HACKSTON,
a surname corrupted from Halkerston. A brave young man, named David
Halkerston, the brother of the ancestor of Hackston of Rathillet, a
memoir of whom is given below, was killed in 1544, n a miserable alley
or close (the first below North Bridge Street), on the north side of
the High Street of Edinburgh, called from him Halkerston’s Wynd, when
defending the town against the English, under the earl of Hertford.
HACKSTON, DAVID,
of Rathillet, in the parish of Kilmany, Fifeshire, one of the most
resolute of the leaders of the Covenanters, is said in his youth to
have followed a wild and irregular life, and to have been first
converted by attending the field preachings of the persecuted
ministers. From his great courage and zeal in the cause of the
Covenant, he soon acquired considerable influence over his associates.

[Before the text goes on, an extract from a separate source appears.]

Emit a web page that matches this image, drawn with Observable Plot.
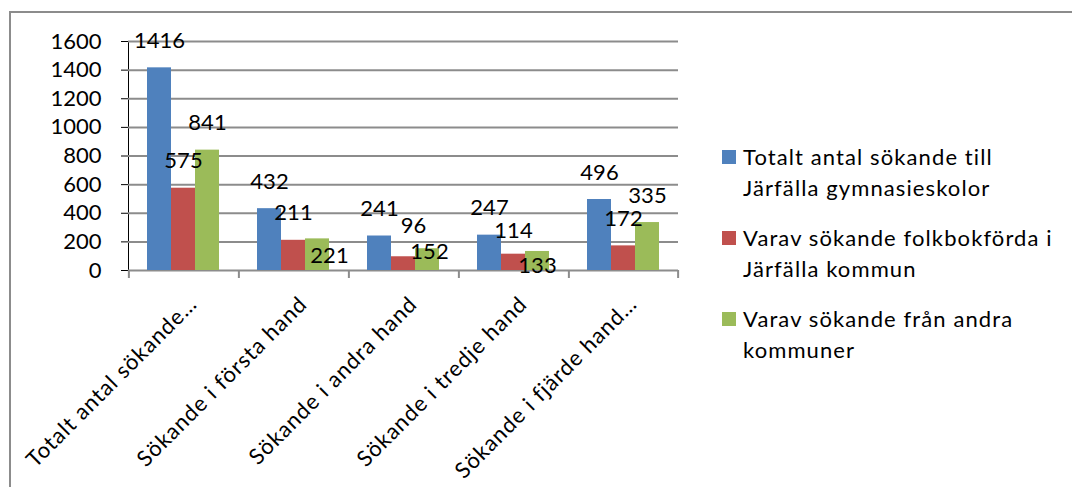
<!DOCTYPE html>
<html>
<head>
<meta charset="utf-8">
<script src="https://cdn.jsdelivr.net/npm/d3@7"></script>
<script src="https://cdn.jsdelivr.net/npm/@observablehq/plot@0.6"></script>
<style>
  html, body { margin: 0; padding: 0; background: #fff; }
  #wrap { position: relative; width: 1072px; height: 487px; overflow: hidden; font-family: Lato, sans-serif; }
  #frame { position: absolute; left: 9px; top: 11px; width: 1200px; height: 600px; border: 2px solid #8c8c8c; box-sizing: border-box; }
  #chart { position: absolute; left: 0; top: 0; }
  #chart [aria-label^="fx-axis"] text { letter-spacing: 1px; }
  #legend { position: absolute; left: 722px; top: 141px; font-size: 22px; line-height: 31px; color: #000; letter-spacing: 1.1px; }
  .item { position: relative; padding-left: 21px; margin-bottom: 19px; }
  .sw { position: absolute; left: 0; top: 9px; width: 14px; height: 14px; }
</style>
</head>
<body>
<div id="wrap">
  <div id="frame"></div>
  <div id="chart"></div>
  <div id="legend"></div>
</div>
<script>
const categories = ["Totalt antal sökande…", "Sökande i första hand", "Sökande i andra hand", "Sökande i tredje hand", "Sökande i fjärde hand…"];
const seriesNames = ["Totalt antal sökande till Järfälla gymnasieskolor", "Varav sökande folkbokförda i Järfälla kommun", "Varav sökande från andra kommuner"];
const legendLines = [["Totalt antal sökande till", "Järfälla gymnasieskolor"], ["Varav sökande folkbokförda i", "Järfälla kommun"], ["Varav sökande från andra", "kommuner"]];
const totalt = [1416, 432, 241, 247, 496];
const folkbokforda = [575, 211, 96, 114, 172];
const andraKommuner = [841, 221, 152, 133, 335];
const yTicks = [0, 200, 400, 600, 800, 1000, 1200, 1400, 1600];
const colors = ["#4F81BD", "#C0504D", "#9BBB59"];

// Label placement tweaks (pixel nudges of a few data labels, as in the original chart)
const labelNudges = {
  "Sökande i första hand|2": [12, 17],
  "Sökande i andra hand|1": [10, -31],
  "Sökande i andra hand|2": [2, 3],
  "Sökande i tredje hand|1": [0, -23],
  "Sökande i tredje hand|2": [0, 14]
};

const seriesValues = [totalt, folkbokforda, andraKommuner];
const data = [];
categories.forEach((c, i) => seriesNames.forEach((s, j) => data.push({category: c, series: s, si: j, value: seriesValues[j][i]})));
const keyOf = d => d.category + "|" + d.si;

const W = 700, H = 487, mL = 127, mR = 22, mT = 41, mB = 217;
const facetW = (W - mL - mR) / categories.length;
const bw = facetW / 4.5;
const gray = "#8c8c8c";

const textMarks = [
  Plot.text(data.filter(d => !(keyOf(d) in labelNudges)), {fx: "category", x: "series", y: "value", text: d => String(d.value), dy: -27, fontSize: 22, fill: "#000"}),
  ...Object.entries(labelNudges).map(([k, [dx, dy]]) =>
    Plot.text(data.filter(d => keyOf(d) === k), {fx: "category", x: "series", y: "value", text: d => String(d.value), dx, dy, fontSize: 22, fill: "#000"}))
];

const hasAxisMarks = typeof Plot.axisFx === "function";

const chart = Plot.plot({
  width: W, height: H,
  marginLeft: mL, marginRight: mR, marginTop: mT, marginBottom: mB,
  style: {fontFamily: "Lato, sans-serif", fontSize: "22px", color: "#000", background: "transparent", overflow: "visible"},
  fx: {domain: categories, padding: 0, axis: hasAxisMarks ? null : "bottom", tickRotate: -45, tickSize: 0, tickPadding: 30, label: null},
  x: {domain: seriesNames, paddingInner: 0, paddingOuter: 0.75, axis: null},
  y: {domain: [0, 1600], ticks: yTicks, tickSize: 7, tickPadding: 20, label: null, tickFormat: d => String(d), line: true},
  color: {domain: seriesNames, range: colors},
  marks: [
    Plot.ruleY(yTicks, {stroke: gray, strokeWidth: 2}),
    Plot.barY(data, {fx: "category", x: "series", y: "value", fill: "series"}),
    Plot.ruleX(categories, {fx: d => d, x: () => seriesNames[0], dx: -1.25 * bw, y1: 0, y2: 0, insetBottom: -8, stroke: gray, strokeWidth: 2}),
    Plot.ruleX(categories.slice(-1), {fx: d => d, x: () => seriesNames[2], dx: 1.25 * bw, y1: 0, y2: 0, insetBottom: -8, stroke: gray, strokeWidth: 2}),
    ...(hasAxisMarks ? [Plot.axisFx({anchor: "bottom", tickRotate: -45, tickSize: 0, tickPadding: 14, dx: 10, dy: 16, label: null, fontSize: 22})] : []),
    ...textMarks
  ]
});
document.getElementById("chart").appendChild(chart);

const legend = document.getElementById("legend");
seriesNames.forEach((s, j) => {
  const div = document.createElement("div");
  div.className = "item";
  const sw = document.createElement("span");
  sw.className = "sw";
  sw.style.background = colors[j];
  div.appendChild(sw);
  legendLines[j].forEach(line => {
    const l = document.createElement("div");
    l.textContent = line;
    div.appendChild(l);
  });
  legend.appendChild(div);
});
</script>
</body>
</html>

He was present on May 3, 1679, on Magus Moor, in Fifeshire, with other
eight gentlemen, when Archbishop Sharpe accidentally came in their
way, and was by them put to death, although Hackston himself had no
hand in the deed. The party wished him to act as their leader on the
occasion, but he refused, on the twofold ground that he was by no
means assured of the lawfulness of the action, and that, as there was
a private difference subsisting betwixt Sharpe and himself, the world
would be apt, if he took an active part in his destruction, to say
that he had done it out of personal hatred and revenge, of which he
professed himself entirely free. After the murder he retired for a
short time to the north, but about the end of the same month Hackston
and five of his companions joined the body of Covenanters assembled in
Evandale, Lanarkshire. On the 29th, the anniversary of the
Restoration, he and Mr. Douglas, one of the persecuted clergymen,
published, at the market-cross of Rutherglen, a declaration which had
been drawn up against the Government. Returning to Evandale, he was
with the Covenanters when they were attacked by Graham of Claverhouse,
upon June 1st, near Drumclog, where, being appointed one of
the commanding officers, by his presence of mind and intrepidity he
greatly contributed to the discomfiture of the king’s troops. At the
battle of Bothwell Bridge, on the 22d of June, he again displayed
uncommon valour, being, with his troop of horse, the last to leave the
field where his party had sustained such a disastrous defeat. A reward
having been offered for his apprehension, he was forced to lurk in
concealment for about a year; but was at length taken prisoner at
Airsmoss, on July 22, 1680, by Bruce of Earlshall, after a desperate
resistance, in which Hackston was severely wounded, and Richard
Cameron and nine of his adherents killed. Having been conveyed to
Edinburgh, he was, after two preliminary examinations before the
council, brought to trial on the 29th, and being found
guilty, was, on the 30th, immediately after receiving
sentence, executed under circumstances of unparalleled cruelty. When
taken to the place of execution, his right hand was cut off, and after
a considerable interval his left. He was then hung up by the neck; and
while struggling in the agonies of death, his breast was cut open, and
his heart torn out and exposed on the point of the executioner’s
knife, while its palpitations and the convulsed quivering of his frame
showed that life and consciousness were not yet gone. His body was
afterwards quartered, and his head fixed upon the Netherbow. Different
parts of his body were fixed up at St. Andrews, Magus Moor, Cupar,
Burntisland, Leith, and Glasgow. His heirs continued in possession of
the estate of Rathillet till after the middle of the eighteenth
century. His descendants are said to have possessed a considerable
share of his talents and courage. One of them was engaged on the
government side against the rebels of 1715. Another was sheriff of
Fifeshire. The last of the male branch of the family was Mr. Helenus
Hackston, well known in his day for his talents and eccentricity, who
sold the estate of Rathillet about 1772 to a Mr. Sweet, by whom it was
again sold to Mr. David Cardwell, in whose family it remains.